Most of my network is 1gb but I have a small part of it that is 2.5gb due to the large transfers. I was surprised Windows would hang with the full speed because back in the day Windows would struggle mightily with just 1gb. It does seem to help a good bit to use jumbo frames though. To my NAS I can get just about the 2.5gb when writing to a single drive but if I hit the RAID 5 it of course slows to about half that and that's just RAID 5 as the writes take a bit of work to do. But overall everything works well. I say that because only in the last few weeks did I add the NAS. The PC RAID I was using turned into a hazard.
 
I never thought of it as Windows having an issue with file transfers as much as it was the CPUs and the hard drives and the hard drive controllers if they were software based and had cache and so on and so forth. Most contemporary computers have so much extra CPU power and SSDs it's just not an issue to saturate a 1 gigabit network. Kind of like how the new synology SD1821+ has a fast enough CPU and/or raid controller that RAID5 writes can pretty much saturate my 10 GB network and some of the RAID calculators show that you should only get single drive performance on writes and multiple drive performance on reads but the hardware is fast enough now that that's not necessarily the case on writes anymore.
 
I never thought of it as Windows having an issue with file transfers as much as it was the CPUs and the hard drives and the hard drive controllers if they were software based and had cache and so on and so forth. Most contemporary computers have so much extra CPU power and SSDs it's just not an issue to saturate a 1 gigabit network. Kind of like how the new synology SD1821+ has a fast enough CPU and/or raid controller that RAID5 writes can pretty much saturate my 10 GB network and some of the RAID calculators show that you should only get single drive performance on writes and multiple drive performance on reads but the hardware is fast enough now that that's not necessarily the case on writes anymore.

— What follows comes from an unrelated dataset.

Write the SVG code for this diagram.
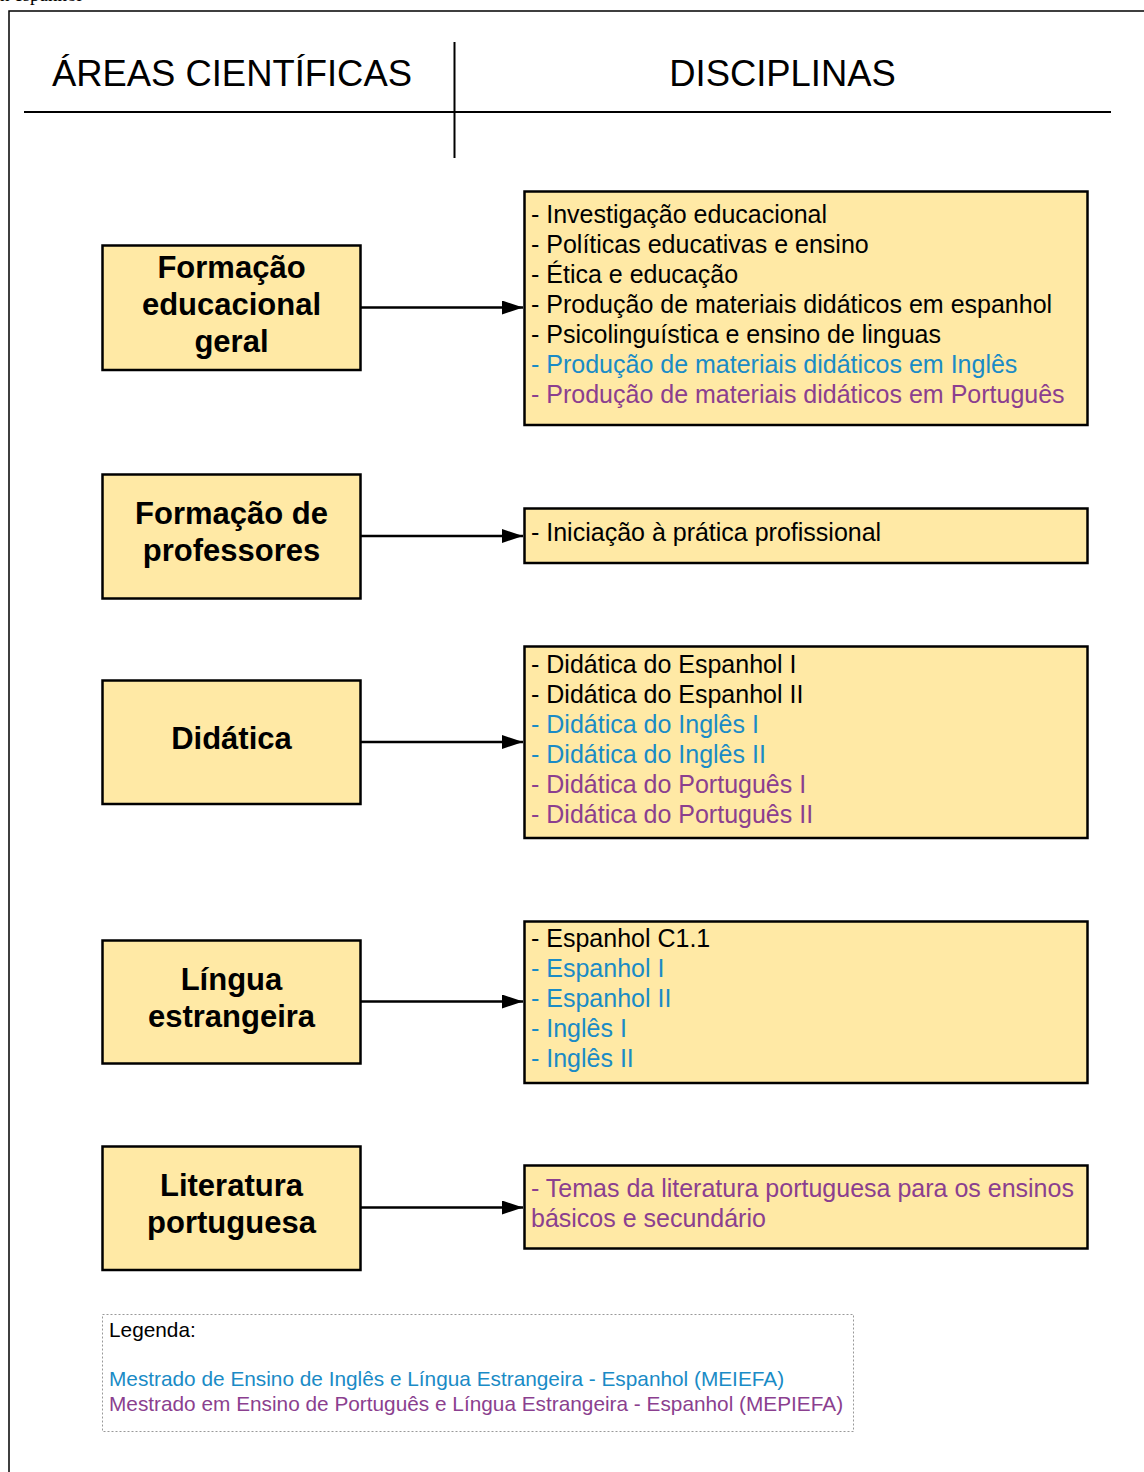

That's the case now but back in the day Windows tanked on large file transfers. It did not efficiently use it's own resources as it handles pretty well now. But we are talking pre-64bit times when 1gb was fairly new. But back then moving really large files was the exception and not the norm where today that is an everyday event. Windows itself, drivers, and as you mentioned, hardware has come a long way since those days.